Das wirkliche Handeln ist logisch gar nicht zu fassen, es kann nur angeschaut werden, und in der Anschauung zeigt sich: es kann gelingen und es kann scheitern. Doch das macht "lo-gisch" dem Handeln gar nichts aus, es bleibt ganz dasselbe. Wenn ich meine, ich müsste mir diesen Zweck setzen, dann setze ich als möglich, dass ich ihn erreiche, und als möglich, dass ich ihn... nicht erreiche. Für mein Handeln ändert sich dadurch nichts.

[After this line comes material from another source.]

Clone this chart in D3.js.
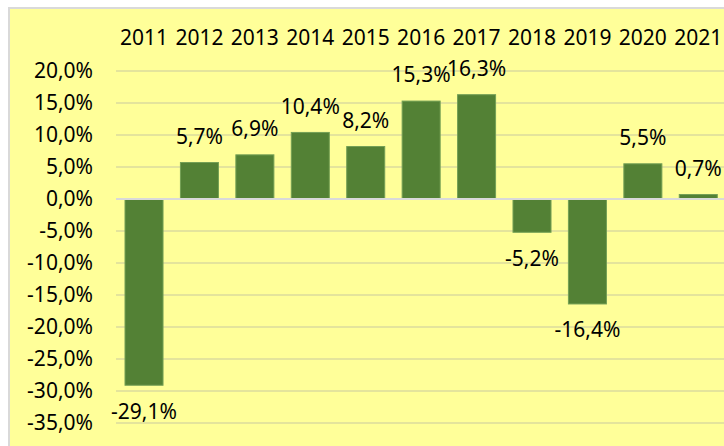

Logisch wäre es was anderes, wenn ich wüsste, dass ich den Zweck nicht erreichen werde; es wäre unlogisch, Kraft daran zu verschwenden. Sittlich - und davon ist hier die Rede - könnte ich immer noch meinen: Ich setze micht als den recht-Wollenden, darauf kommt es mir an. Wenn ich meinen rechten Willen realisieren kann, werde ich es begrüßen; und wenn nicht, werde ich es bedauern - um der Andern willen, die es mit den Resultaten zu tun bekommen und nicht mit meinem guten Willen.
*
Bedenke: 'Unendliche Annäherung' gibt es nicht. Wieviel Meilen ich auch zurückgelegt habe - dem Unendlichen bin ich keinen Fingerbreit näher gekommen; der Abstand, der zwischen uns liegt, bleibt immer - unendlich.